I’ll leave the weighted choice logic as an exercise for the reader

absowoot · January 8, 2023, 10:36pm

You make a valid point that I did not consider if there could be a tie between multiple letters.

Originally my plan was to:

Create possible_words list based on how many letters are in the word
Guess most frequent letter in the possible_words list
- If guess is good, remove words from possible_words that do NOT contain that letter
- If guess is bad, remove words from possible_words that do contain that letter
Iterate through the revised possible_words list to find most frequent letter (and remove the previous guessed letter)

You’re suggesting that instead, I should keep the frequencies list, determine what words should be removed, and then subtract the letters from those words in the list, and that would be the more efficient approach?

gregvaughn · January 8, 2023, 11:23pm

Aha, the point I missed is that you’d want to remove many words from the possible list – all the ones that contain a failing letter. In that case, the efficiency is less clear. If you have a starting body of 1000 or 100,000 words, the algorithms’ performance will diverge. For smaller sets of words, your algorithm is probably going to be fine.
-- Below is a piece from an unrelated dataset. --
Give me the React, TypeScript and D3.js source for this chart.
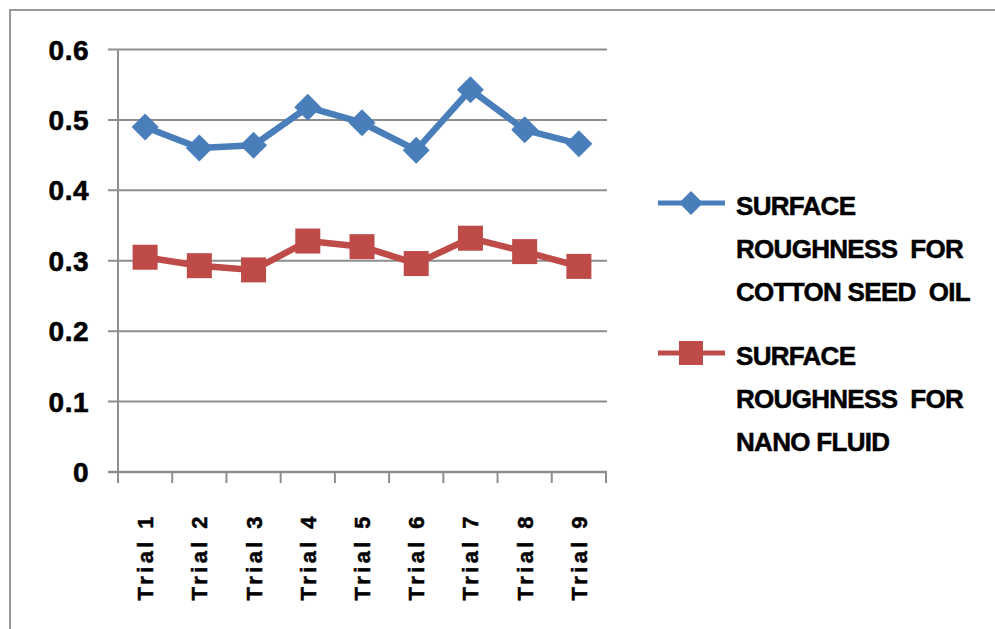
import React from "react";
import * as d3 from "d3";

const categories = ["Trial 1", "Trial 2", "Trial 3", "Trial 4", "Trial 5", "Trial 6", "Trial 7", "Trial 8", "Trial 9"];
const cottonSeedOil = [0.49, 0.46, 0.464, 0.518, 0.496, 0.457, 0.543, 0.486, 0.466];
const nanoFluid = [0.305, 0.293, 0.287, 0.328, 0.32, 0.296, 0.332, 0.313, 0.292];
const yTicks = [0, 0.1, 0.2, 0.3, 0.4, 0.5, 0.6];
const legendCotton = ["SURFACE", "ROUGHNESS  FOR", "COTTON SEED  OIL"];
const legendNano = ["SURFACE", "ROUGHNESS  FOR", "NANO FLUID"];

const BLUE = "#4a7ebb";
const RED = "#be4b48";
const GRID = "#8e8e8e";

export default function App() {
  const W = 995, H = 629;
  const left = 118, right = 606, top = 49.5, bottom = 472;
  const x = d3.scaleBand<string>().domain(categories).range([left, right]).padding(0);
  const y = d3.scaleLinear().domain([0, 0.6]).range([bottom, top]);
  const cx = (c: string) => (x(c) as number) + x.bandwidth() / 2;
  const line = d3.line<number>().x((_, i) => cx(categories[i])).y((d) => y(d));
  const diamond = (px: number, py: number, r: number) =>
    `M${px},${py - r}L${px + r},${py}L${px},${py + r}L${px - r},${py}Z`;
  const fontFam = "'Liberation Sans', Arial, sans-serif";

  return (
    <svg width={W} height={H} style={{ position: "absolute", left: 0, top: 0, background: "#fff" }}>
      <rect x={0} y={0} width={W} height={H} fill="#fff" />
      <rect x={10} y={10} width={W + 20} height={H + 20} fill="none" stroke="#999" strokeWidth={2} />
      {/* gridlines */}
      {yTicks.map((t) => (
        <line key={t} x1={left - 10} x2={right + 1} y1={y(t)} y2={y(t)} stroke={GRID} strokeWidth={t === 0 ? 2.5 : 2} />
      ))}
      {/* y axis */}
      <line x1={left} x2={left} y1={top} y2={bottom} stroke={GRID} strokeWidth={2} />
      {/* x ticks */}
      {[...categories.map((c) => x(c) as number), right].map((px, i) => (
        <line key={i} x1={px} x2={px} y1={bottom} y2={bottom + 11} stroke={GRID} strokeWidth={2} />
      ))}
      {/* y labels */}
      {yTicks.map((t) => (
        <text key={t} x={89} y={y(t) + 10} textAnchor="end" fontFamily={fontFam} fontWeight="bold" fontSize={28} letterSpacing={0.5} stroke="#000" strokeWidth={0.6} fill="#000">
          {t === 0 ? "0" : d3.format(".1f")(t)}
        </text>
      ))}
      {/* x labels */}
      {categories.map((c) => (
        <text
          key={c}
          transform={`translate(${cx(c) + 8},${513}) rotate(-90)`}
          textAnchor="end"
          fontFamily={fontFam}
          fontWeight="bold"
          fontSize={22}
          letterSpacing={3.4}
          stroke="#000"
          strokeWidth={0.5}
          fill="#000"
        >
          {c}
        </text>
      ))}
      {/* series */}
      <path d={line(cottonSeedOil) || ""} fill="none" stroke={BLUE} strokeWidth={6.5} strokeLinejoin="round" />
      {cottonSeedOil.map((v, i) => (
        <path key={i} d={diamond(cx(categories[i]), y(v), 13.5)} fill={BLUE} />
      ))}
      <path d={line(nanoFluid) || ""} fill="none" stroke={RED} strokeWidth={6.5} strokeLinejoin="round" />
      {nanoFluid.map((v, i) => (
        <rect key={i} x={cx(categories[i]) - 12.5} y={y(v) - 12.5} width={25} height={25} fill={RED} />
      ))}
      {/* legend */}
      <line x1={658} x2={725} y1={203} y2={203} stroke={BLUE} strokeWidth={5} />
      <path d={diamond(691, 203, 12)} fill={BLUE} />
      {legendCotton.map((s, i) => (
        <text key={i} x={736} y={215 + i * 43} fontFamily={fontFam} fontWeight="bold" fontSize={26} letterSpacing={-0.7} stroke="#000" strokeWidth={0.5} fill="#000" style={{ whiteSpace: "pre" }}>
          {s}
        </text>
      ))}
      <line x1={658} x2={725} y1={353} y2={353} stroke={RED} strokeWidth={5} />
      <rect x={691 - 12} y={353 - 12} width={24} height={24} fill={RED} />
      {legendNano.map((s, i) => (
        <text key={i} x={736} y={365 + i * 43} fontFamily={fontFam} fontWeight="bold" fontSize={26} letterSpacing={-0.7} stroke="#000" strokeWidth={0.5} fill="#000" style={{ whiteSpace: "pre" }}>
          {s}
        </text>
      ))}
    </svg>
  );
}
Also, given your algorithm, the resolution of tied most-frequent letters is less important. Since this seems to be an exercise you are using for educational purposes, I recommend starting simple and getting something that works accurately, then tackle some more advanced optimizations/algorithms if you wish.

absowoot · January 9, 2023, 4:31am

Thanks everyone for your responses and insight! It’s really great to receive assistance for a small beginner project like this.